The company was founded by Cleaves who, in 1996, frustrated by the lack of high-quality enclosed aluminum trailers in the steel-dominated automotive market, made one for himself. He eventually began making truck racks and bodies. Galea and co-owner Tom Sturtevant came on board in 2016.
It occupies 150,000 square feet in the former Wyandotte mill building on Trafton Road and Route 104, owned by Trafton Properties. Its growth has prompted Trafton Realty LLC's Harry Kojoian to plan another 120,000-square-foot building to spread the tenants of the current 200,000-square-foot building out.
Galea said one of the issues in hiring is finding workforce housing, particularly with transportation challenges in the central Maine.
She'd like to see a developer build nearby — Trafton Properties has 920 acres of mostly rolling farmland and woods ready for development on Trafton Road — and F3 could lease units, subleasing to workers. "It's difficult for employees to come up with a security deposit, first and last month rent, money for furniture," she said.
"If someone built 50 units and asked, 'How many can you rent?' I'd say, '200 of them.'"
Galea said the landlord would be guaranteed the rent would be paid on time and the units would be occupied. Employees would have a place to live and be able to get to work. "It'd be a win-win for everyone," she said.
Mace said later that it's a model already being tried out in the tourism sector for seasonal workers who can't afford the high rents, or find living space, in the towns where they work. "Workforce housing is definitely another issue we hear a lot about," she said.

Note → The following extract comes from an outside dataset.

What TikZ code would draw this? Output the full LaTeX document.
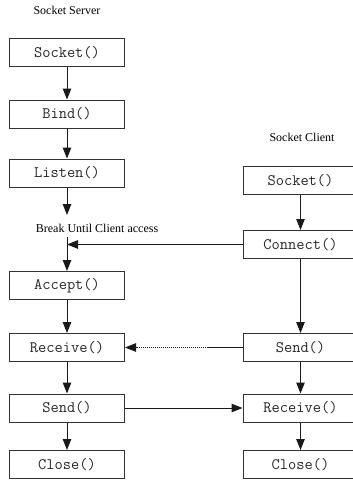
\documentclass[tikz,border=0pt]{standalone}
\usepackage{fontspec}
\setmainfont{Liberation Serif}
\usetikzlibrary{arrows.meta}
\begin{document}
\begin{tikzpicture}[x=1pt,y=-1pt,
  fn/.style={draw=black!80,line width=1pt,minimum width=115pt,minimum height=28pt,inner sep=0pt,font=\fontsize{16}{17}\selectfont\ttfamily,text=black!85},
  ttl/.style={font=\fontsize{12}{13}\selectfont,inner sep=0pt},
  conn/.style={line width=1pt,draw=black!90,-{Triangle[length=11pt,width=8.5pt]}}]
\useasboundingbox (0,0) rectangle (353,482);
% titles
\node[ttl] (ts) at (67,10) {Socket Server};
\node[ttl] (tc) at (302,137) {Socket Client};
\node[ttl] (brk) at (97,228) {Break Until Client access};
% server column
\node[fn] (ssock) at (67,52.5) {Socket()};
\node[fn] (sbind) at (67,114) {Bind()};
\node[fn] (slist) at (67,173) {Listen()};
\node[fn] (sacc) at (67,285.5) {Accept()};
\node[fn] (srecv) at (67,347.5) {Receive()};
\node[fn] (ssend) at (67,408) {Send()};
\node[fn] (sclose) at (67,464.5) {Close()};
% client column
\node[fn] (csock) at (300.5,180.5) {Socket()};
\node[fn] (cconn) at (300.5,244.5) {Connect()};
\node[fn] (csend) at (300.5,347.5) {Send()};
\node[fn] (crecv) at (300.5,408) {Receive()};
\node[fn] (cclose) at (300.5,464.5) {Close()};
% helper coordinates
\coordinate (wait) at (67,215);
\coordinate (resume) at (67,237);
\coordinate (join) at (67,244.5);
\coordinate (dotstart) at (208,347.5);
% server arrows
\draw[conn] (ssock) -- (sbind);
\draw[conn] (sbind) -- (slist);
\draw[conn] (slist) -- (wait);
\draw[conn] (resume) -- (sacc);
\draw[conn] (sacc) -- (srecv);
\draw[conn] (srecv) -- (ssend);
\draw[conn] (ssend) -- (sclose);
% client arrows
\draw[conn] (csock) -- (cconn);
\draw[conn] (cconn) -- (csend);
\draw[conn] (csend) -- (crecv);
\draw[conn] (crecv) -- (cclose);
% cross arrows
\draw[conn] (cconn.west) -- (join);
\draw[line width=1pt,draw=black!90] (csend.west) -- (dotstart);
\draw[conn,densely dotted] (dotstart) -- (srecv.east);
\draw[conn] (ssend.east) -- (crecv.west);
\end{tikzpicture}
\end{document}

She said F3 is an example of a company that's open to giving second chances to people who are down on their luck, or new Americans.
"They're increasing participation in the workforce," she said.
Because many they hire don't have a lot of resources, that makes it even tougher to find housing, Galea and Cleaves said.
"A lot of these guys just need a leg up," said Cleaves.
F3 trains workers for the variety of production jobs it offers, and offers advancement to those who want it.
One employee was hired right out of high school and began sweeping floors. In less than three years he is an outfitter, one of the top jobs on the production floor, requiring skills ranging from mechanical to welding.
"Every job here is important," Galea said. "And we're sure to treat them that way."
The aluminum truck body industry is growing because the trucks are lighter, so can hold a bigger payload than steel trucks, Cleaves said. They can also go places heavier trucks can't.
The March 20198 10% tariff on aluminum imports didn't affect the company, because there was also a 25% tariff on steel, Galea said. U.S. production of aluminum has also increased.
"We raised prices a little, and then it was business as usual," Galea said. "There was about 15 minutes of squawking."
"Less than 15," Cleaves said.
The company's projected growth last year and this year, speaks to that, they said.
Garvan Donegan, director of planning and economic development for the Central Maine Growth Council, who was also on Wednesday's tour, said they company is an example of what can happen in the Trafton road area, poised for development.
The city, state and businesses partnered on opening a new Interstate 95 exit, Exit 130, on Trafton Road four years ago, and Summit Natural Gas has also run a pipeline through the area.
Kojoian, of Trafton Realy LLC, said that the the pipeline is a great asset for potential manufacturing in the area.
Donegan, too, said the undeveloped land could become a logistics and manufacturing hub.
"This was all empty four years ago," he said, indicating the sprawling production area of the building. "Now look at what's happening here."